Refreshing the page will jump the document offset in the stream far forward

Hi,
I am facing a strange behaviour using a custom recipe for binary classification with blocks.
When even an annotator is refreshing the page the stream offset jumps forward and skips between 1-X documents . Once it gets to the end it will show "No tasks available") and wont show those it skipped.
Can you help me understand how to solve the issue?
I am using the JSONL stream (out of the box) for my data. I am also using multi session ( with /?session=NAME) annotation and the feed_overlap=true.
I just found out that it jumps and start in the next refresh every 10 lines ( started with 0, went to 2,21,30,40,50,60...130 and then showed"no tasks available")
Thanks,
Keren

Hi! Are you setting "force_stream_order": true in your recipe? This should ensure that examples are always sent in the same order, and that a batch is re-sent if it hasn't been answered in a particular session.
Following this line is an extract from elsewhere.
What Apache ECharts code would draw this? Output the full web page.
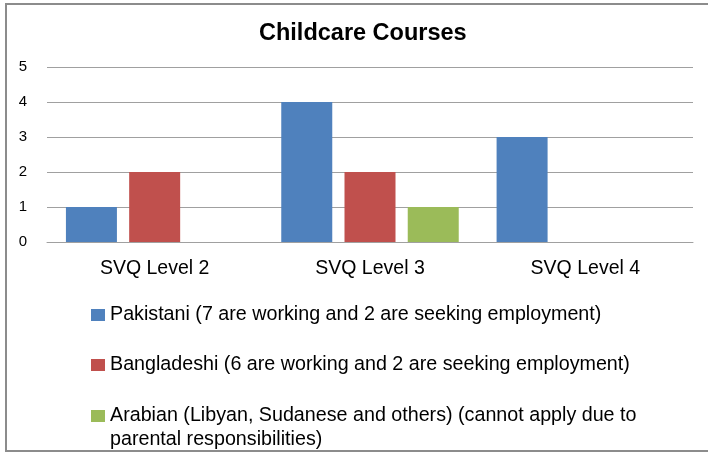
<!DOCTYPE html>
<html>
<head>
<meta charset="utf-8">
<script src="https://cdn.jsdelivr.net/npm/echarts@6/dist/echarts.min.js"></script>
<style>
  html, body { margin: 0; padding: 0; background: #fff; }
  #chart { width: 708px; height: 453px; }
</style>
</head>
<body>
<div id="chart"></div>
<script>
const categories = ['SVQ Level 2', 'SVQ Level 3', 'SVQ Level 4'];
const seriesNames = [
  'Pakistani (7 are working and 2 are seeking employment)',
  'Bangladeshi (6 are working and 2 are seeking employment)',
  'Arabian (Libyan, Sudanese and others) (cannot apply due to parental responsibilities)'
];
const pakistani = [1, 4, 3];
const bangladeshi = [2, 2, 0];
const arabian = [0, 1, 0];
const colors = ['#4f81bd', '#c0504d', '#9bbb59'];

const font = 'Liberation Sans, Arial, sans-serif';
const chart = echarts.init(document.getElementById('chart'));

// one legend per entry so each row can sit where it sits in the picture
const legendTops = [303, 353, 380];
const legends = seriesNames.map((name, i) => ({
  data: [name],
  left: 91,
  top: legendTops[i],
  padding: 0,
  itemWidth: 14,
  itemHeight: 12,
  itemGap: 0,
  icon: 'rect',
  selectedMode: false,
  // long entry wraps; a leading blank line keeps the icon level with the first text line
  formatter: n => n.indexOf('(cannot apply') > 0
    ? '\n' + n.replace(' (cannot apply due to parental', ' (cannot apply due to\nparental')
    : n,
  textStyle: {
    fontFamily: font,
    fontSize: 19.7,
    color: '#000',
    lineHeight: 24
  }
}));

chart.setOption({
  animation: false,
  title: {
    text: 'Childcare Courses',
    left: 254,
    top: 17,
    textStyle: { fontFamily: font, fontSize: 23.5, fontWeight: 'bold', color: '#000' }
  },
  legend: legends,
  grid: { left: 47, right: 15, top: 67, height: 175 },
  xAxis: {
    type: 'category',
    data: categories,
    axisTick: { show: false },
    axisLine: { lineStyle: { color: '#a0a0a0', width: 1 } },
    axisLabel: { margin: 17, fontFamily: font, fontSize: 19.5, color: '#000' }
  },
  yAxis: {
    type: 'value',
    min: 0,
    max: 5,
    interval: 1,
    axisLine: { show: false },
    axisTick: { show: false },
    splitLine: { lineStyle: { color: '#a0a0a0', width: 1 } },
    axisLabel: { margin: 20, fontFamily: font, fontSize: 15, color: '#000' }
  },
  series: [pakistani, bangladeshi, arabian].map((d, i) => ({
    name: seriesNames[i],
    type: 'bar',
    data: d,
    barWidth: 51,
    barGap: '24%',
    itemStyle: { color: colors[i] }
  })),
  graphic: [{
    type: 'rect',
    shape: { x: 6, y: 4, width: 720, height: 447 },
    style: { fill: 'none', stroke: '#8c8c8c', lineWidth: 2 },
    silent: true
  }]
});
</script>
</body>
</html>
By default, Prodigy will consider a batch that was sent out as out for annotation, and will wait for it to come back (because it can't know whether a session was discarded or not). So you can make multiple requests to the same session, and every annotator will receive a different batch. But this also means that when you refresh, you will get the next available batch and can only know whether a batch has come back or not when you restart the server and queue up all unannotated examples.
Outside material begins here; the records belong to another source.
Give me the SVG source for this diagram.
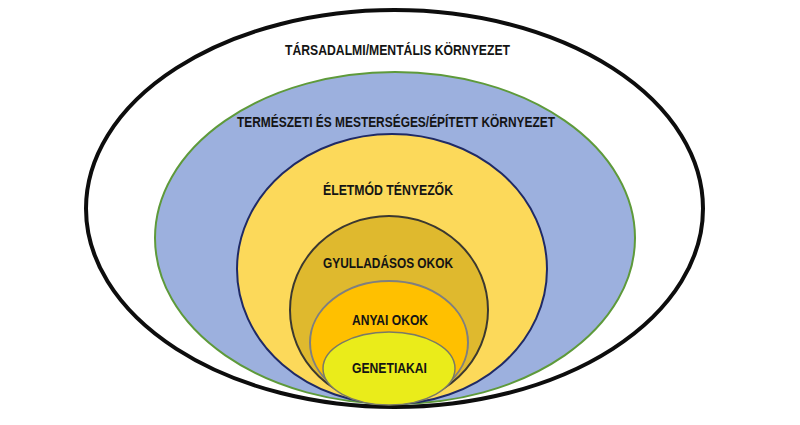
<svg xmlns="http://www.w3.org/2000/svg" width="800" height="425" viewBox="0 0 800 425">
<style>
.lbl{font-family:"Liberation Sans",Arial,sans-serif;font-weight:bold;font-size:15px;fill:#141414;text-anchor:middle}
</style>
<rect width="800" height="425" fill="#ffffff"/>
<g id="tarsadalmi">
<ellipse cx="394.5" cy="208.5" rx="308.5" ry="198.5" fill="#ffffff" stroke="#0d0d0d" stroke-width="4"/>
<text class="lbl" x="397.5" y="55" textLength="225" lengthAdjust="spacingAndGlyphs">TÁRSADALMI/MENTÁLIS KÖRNYEZET</text>
</g>
<g id="termeszeti">
<ellipse cx="395" cy="238" rx="240" ry="166" fill="#9CB0DE" stroke="#5E9A3A" stroke-width="2"/>
<text class="lbl" x="396" y="127" textLength="318" lengthAdjust="spacingAndGlyphs">TERMÉSZETI ÉS MESTERSÉGES/ÉPÍTETT KÖRNYEZET</text>
</g>
<g id="eletmod">
<ellipse cx="392" cy="269" rx="155" ry="135" fill="#FCD95A" stroke="#1F2A66" stroke-width="2"/>
<text class="lbl" x="388" y="195" textLength="130" lengthAdjust="spacingAndGlyphs">ÉLETMÓD TÉNYEZŐK</text>
</g>
<g id="gyulladasos">
<ellipse cx="389" cy="310" rx="99" ry="94" fill="#DFB92E" stroke="#3B3830" stroke-width="2"/>
<text class="lbl" x="388" y="268" textLength="130" lengthAdjust="spacingAndGlyphs">GYULLADÁSOS OKOK</text>
</g>
<g id="anyai">
<ellipse cx="389" cy="342.5" rx="79" ry="61.5" fill="#FFC000" stroke="#7F7F7F" stroke-width="2"/>
<text class="lbl" x="390" y="325" textLength="76" lengthAdjust="spacingAndGlyphs">ANYAI OKOK</text>
</g>
<g id="genetiakai">
<ellipse cx="389" cy="368.5" rx="66" ry="36.5" fill="#EAEC1A" stroke="#7A7A66" stroke-width="1.5"/>
<text class="lbl" x="389.5" y="373" textLength="75" lengthAdjust="spacingAndGlyphs">GENETIAKAI</text>
</g>
</svg>
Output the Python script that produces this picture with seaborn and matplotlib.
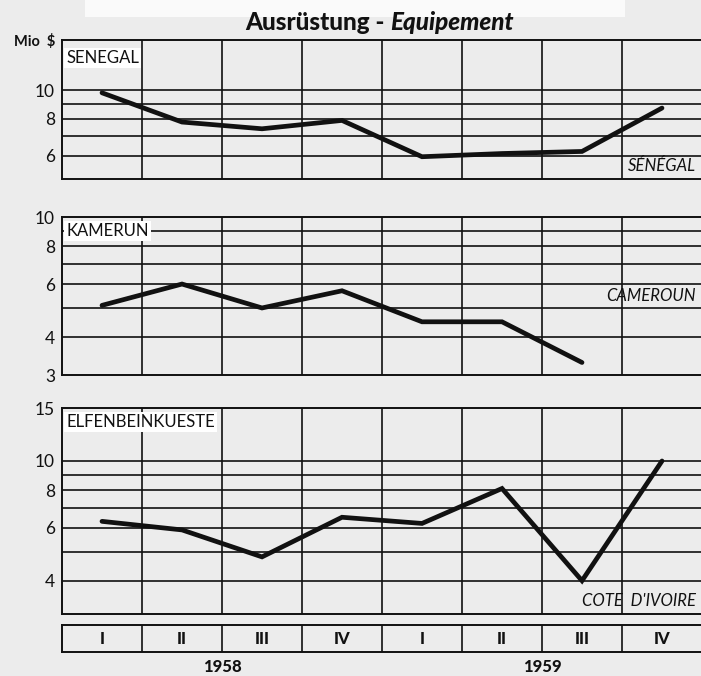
import numpy as np
import pandas as pd
import matplotlib
matplotlib.use("Agg")
import matplotlib.pyplot as plt
import seaborn as sns

sns.set_theme(style="white")
plt.rcParams["font.family"] = ["Lato", "DejaVu Sans"]

# Quarterly equipment imports, million $
quarters = ["I", "II", "III", "IV", "I", "II", "III", "IV"]
years = ["1958", "1959"]
senegal = [9.8, 7.8, 7.4, 7.9, 5.95, 6.1, 6.2, 8.7]
kamerun = [5.1, 6.0, 5.0, 5.7, 4.5, 4.5, 3.3]
elfenbein = [6.3, 5.9, 4.8, 6.5, 6.2, 8.1, 4.0, 10.0]

W, H = 701, 676
BG = "#ececec"
INK = "#111111"

fig = plt.figure(figsize=(W / 100, H / 100), dpi=100, facecolor=BG)

# pale band along the top edge of the sheet
fig.patches.append(plt.Rectangle((85 / W, 1 - 17 / H), 540 / W, 17 / H,
                                 transform=fig.transFigure, facecolor="#fafafa",
                                 edgecolor="none", zorder=0))


def rect(left, top, right, bottom):
    return [left / W, 1 - bottom / H, (right - left) / W, (bottom - top) / H]


panels = [
    dict(values=senegal, top=40, bottom=179, ylim=(5.0, 14.8),
         grid=[6, 7, 8, 9, 10], ticks=[6, 8, 10],
         de="SENEGAL", fr="SÉNÉGAL", de_y=0.87, fr_y=0.094),
    dict(values=kamerun, top=217, bottom=375, ylim=(3.0, 10.0),
         grid=[4, 5, 6, 7, 8, 9], ticks=[3, 4, 6, 8, 10],
         de="KAMERUN", fr="CAMEROUN", de_y=0.91, fr_y=0.50),
    dict(values=elfenbein, top=408, bottom=614, ylim=(3.1, 15.0),
         grid=[4, 5, 6, 7, 8, 9, 10], ticks=[4, 6, 8, 10, 15],
         de="ELFENBEINKUESTE", fr="COTE  D'IVOIRE", de_y=0.93, fr_y=0.063),
]

for p in panels:
    ax = fig.add_axes(rect(62, p["top"], 702, p["bottom"]))
    ax.set_facecolor(BG)
    df = pd.DataFrame({"q": np.arange(len(p["values"])), "v": p["values"]})
    ax.set_yscale("log")
    for g in p["grid"]:
        ax.axhline(g, color=INK, lw=1.2, zorder=1)
    for xb in np.arange(0.5, 7.5, 1.0):
        ax.axvline(xb, color=INK, lw=1.2, zorder=1)
    sns.lineplot(data=df, x="q", y="v", ax=ax, color=INK, lw=3.4,
                 zorder=3, solid_joinstyle="miter")
    ax.set_xlim(-0.5, 7.5)
    ax.set_ylim(*p["ylim"])
    ax.set_yticks(p["ticks"])
    ax.set_yticklabels([str(t) for t in p["ticks"]])
    ax.yaxis.set_minor_locator(matplotlib.ticker.NullLocator())
    ax.set_xticks([])
    ax.set_xlabel("")
    ax.set_ylabel("")
    ax.tick_params(axis="y", length=0, pad=5, labelsize=12.5, colors=INK)
    for side in ["top", "bottom", "left"]:
        ax.spines[side].set_color(INK)
        ax.spines[side].set_linewidth(1.4)
    ax.spines["right"].set_visible(False)
    ax.text(0.007, p["de_y"], p["de"], transform=ax.transAxes, fontsize=12,
            ha="left", va="center", color=INK, zorder=5,
            bbox=dict(facecolor="white", edgecolor="none", pad=1.5))
    ax.text(0.99, p["fr_y"], p["fr"], transform=ax.transAxes, fontsize=12,
            style="italic", ha="right", va="center", color=INK, zorder=5)

# Quarter strip below the panels
qax = fig.add_axes(rect(62, 625, 702, 652))
qax.set_facecolor(BG)
qax.set_xlim(-0.5, 7.5)
qax.set_ylim(0, 1)
for xb in np.arange(0.5, 7.5, 1.0):
    qax.axvline(xb, color=INK, lw=1.2)
for i, q in enumerate(quarters):
    qax.text(i, 0.5, q, ha="center", va="center", fontsize=12,
             fontweight="black", color=INK)
qax.set_xticks([])
qax.set_yticks([])
for side in ["top", "bottom", "left"]:
    qax.spines[side].set_color(INK)
    qax.spines[side].set_linewidth(1.4)
qax.spines["right"].set_visible(False)
for xpos, yr in zip([1.5, 5.5], years):
    qax.text(xpos, -0.55, yr, ha="center", va="center", fontsize=12,
             fontweight="black", color=INK, transform=qax.transData,
             clip_on=False)

fig.text(14 / W, 1 - 41 / H, "Mio  $", fontsize=10.5, fontweight="bold",
         ha="left", va="center", color=INK)
fig.text(390 / W, 1 - 22 / H, "Ausrüstung - ", fontsize=17.5,
         fontweight="black", ha="right", va="center", color=INK)
fig.text(390 / W, 1 - 22 / H, "Equipement", fontsize=17.5,
         fontweight="black", style="italic", ha="left", va="center", color=INK)

fig.savefig("out.png", dpi=100, facecolor=BG)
(Btw, the upcoming v1.11 wil include a refactor of the feeds logic that makes some of these parts more intuitive and includes handling of "work stealing", so you'll get the same batch again on refresh, while also allowing "abandoned" batches to be sent out again, e.g. if an annotator just stops annotating before saving their work.)

Setting "force_stream_order": true was the solution. Thanks a lot!

1 Like